The Irish Mail on Sunday

Get cool by the pool with books summer’s hottest reads

- Craig Brown

Thrillers, with their tick-inthe-box characteri­sation and severely limited plot lines in which the goodie invariably turns out to be the baddie and/or vice versa, have stopped thrilling me. You might as well play Patience or Join-the-Dots. Holidays – when your imaginatio­n has time to roam – are perfect for tackling something more interestin­g. Emile Zola’s novels never let you down. A good short one is Thérèse Raquin (Vintage Classics, €11.19) – dark and creepy – but if you want something longer then I’d go for The Beast Within (Pocket Penguins, £7.99) – even darker and creepier.

Although he had an obsessive interest in chroniclin­g life as it was lived then, Zola was also something of a visionary: The Ladies’ Paradise (OUP, €9.34), about a vast new department store shutting down local trade, heralds our own age of chain stores and globalisat­ion.

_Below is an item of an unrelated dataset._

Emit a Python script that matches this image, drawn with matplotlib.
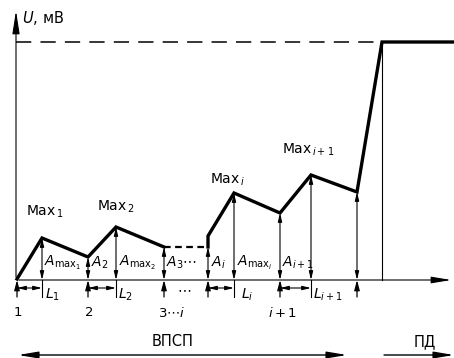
import matplotlib
matplotlib.use('Agg')
import matplotlib.pyplot as plt

plt.rcParams['mathtext.fontset'] = 'dejavusans'
plt.rcParams['font.family'] = ['DejaVu Sans']

# potential curve (x position, U), baseline U = 0
curve1_x = [17, 42, 88, 116, 164]
curve1_u = [1, 42, 23, 53, 33]
gap_x = [164, 208]
gap_u = [33, 33]
curve2_x = [208, 208, 234, 280, 311, 357, 382, 454]
curve2_u = [33, 44, 87, 67, 105, 88, 238, 238]
top_level = 238

# amplitude arrows (x, height)
amp_x = [42, 88, 116, 164, 208, 234, 280, 311, 357]
amp_u = [42, 23, 53, 33, 33, 87, 67, 105, 88]
# stimulus points below the axis
stim_x = [17, 88, 164, 208, 280, 357]
tick_x = [42, 116, 234, 311]
# latency spans L
lat_start = [17, 88, 208, 280]
lat_end = [42, 116, 234, 311]

max_labels = [r'$\mathrm{Max}_{\,1}$', r'$\mathrm{Max}_{\,2}$',
              r'$\mathrm{Max}_{\,i}$', r'$\mathrm{Max}_{\,i+1}$']
max_pos = [(26, 68), (97, 73), (210, 100), (282, 130)]
amp_labels = [r'$A_{\mathrm{max}_1}$', r'$A_2$', r'$A_{\mathrm{max}_2}$',
              r'$A_3\cdots$', r'$A_i$', r'$A_{\mathrm{max}_i}$', r'$A_{i+1}$']
amp_lab_x = [44, 91, 119, 166, 211, 237, 282]
lat_labels = [r'$L_1$', r'$L_2$', r'$L_i$', r'$L_{i+1}$']
lat_lab_x = [45, 118, 241, 313]
num_labels = [r'$1$', r'$2$', r'$3\cdots i$', r'$i+1$']
num_x = [13, 84, 158, 268]

fig = plt.figure(figsize=(4.54, 3.58), dpi=100)
ax = fig.add_axes([0, 0, 1, 1])
ax.set_xlim(0, 454)
ax.set_ylim(-78, 280)
ax.axis('off')

k = 'black'
# axes
ax.annotate('', xy=(16, 272), xytext=(16, 0),
            arrowprops=dict(arrowstyle='-|>,head_length=1.4,head_width=0.22', color=k, lw=0.8))
ax.annotate('', xy=(454, 0), xytext=(16, 0),
            arrowprops=dict(arrowstyle='-|>,head_length=1.2,head_width=0.2', color=k, lw=0.8))
ax.text(22, 262, r'$U$, мВ', fontsize=10.5, va='center', ha='left')

# dashed top level and vertical
ax.plot([16, 382], [top_level, top_level], color=k, lw=1.1, dashes=(10, 6))
ax.plot([382, 382], [0, top_level], color=k, lw=0.8)

# curve
ax.plot(curve1_x, curve1_u, color=k, lw=2.4, solid_joinstyle='miter')
ax.plot(gap_x, gap_u, color=k, lw=1.6, dashes=(3, 2))
ax.plot(curve2_x, curve2_u, color=k, lw=2.4, solid_joinstyle='miter')

# amplitude double arrows
for x, u in zip(amp_x, amp_u):
    ax.annotate('', xy=(x, u), xytext=(x, 0),
                arrowprops=dict(arrowstyle='<|-|>,head_length=0.5,head_width=0.12',
                                color=k, lw=0.8, shrinkA=0, shrinkB=0))

# stimulus arrows below axis
for x in stim_x:
    ax.annotate('', xy=(x, 0), xytext=(x, -17),
                arrowprops=dict(arrowstyle='-|>,head_length=0.6,head_width=0.16',
                                color=k, lw=0.9, shrinkA=0, shrinkB=0))
for x in tick_x:
    ax.plot([x, x], [0, -17], color=k, lw=0.8)

# latency arrows
for a, b in zip(lat_start, lat_end):
    ax.annotate('', xy=(b, -8), xytext=(a, -8),
                arrowprops=dict(arrowstyle='<|-|>,head_length=0.5,head_width=0.12',
                                color=k, lw=0.8, shrinkA=0, shrinkB=0))
ax.text(184, -9, r'$\cdots$', fontsize=10, ha='center', va='center')

# labels
for lab, (x, u) in zip(max_labels, max_pos):
    ax.text(x, u, lab, fontsize=10, ha='left', va='center')
for lab, x in zip(amp_labels, amp_lab_x):
    ax.text(x, 17, lab, fontsize=10, ha='left', va='center')
for lab, x in zip(lat_labels, lat_lab_x):
    ax.text(x, -15, lab, fontsize=10, ha='left', va='center')
for lab, x in zip(num_labels, num_x):
    ax.text(x, -33, lab, fontsize=9.5, ha='left', va='center')

ax.text(173, -62, 'ВПСП', fontsize=10.5, ha='center', va='center')
ax.text(425, -62, 'ПД', fontsize=10.5, ha='center', va='center')
ax.annotate('', xy=(18, -75), xytext=(347, -75),
            arrowprops=dict(arrowstyle='<|-|>,head_length=1.2,head_width=0.2',
                            color=k, lw=1.0, shrinkA=0, shrinkB=0))
ax.annotate('', xy=(454, -75), xytext=(384, -75),
            arrowprops=dict(arrowstyle='-|>,head_length=1.2,head_width=0.2',
                            color=k, lw=1.0, shrinkA=0, shrinkB=0))

fig.savefig('out.png', dpi=100)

And each year I seem to discover a new modern novelist. Last year, it was Meg Wolitzer; the year before that Tessa Hadley. Until this year I’d never read Ann Patchett. Her most recent novel, Commonweal­th (Bloomsbury, €11.99), is an exhilarati­ng and beautifull­y crafted dissection of an extended family. I’ll definitely be taking another of her novels away with me on holiday this year. My daughter says that Bel Canto is the one I’d like best and so that’s what I’ll be packing, because she’s always right.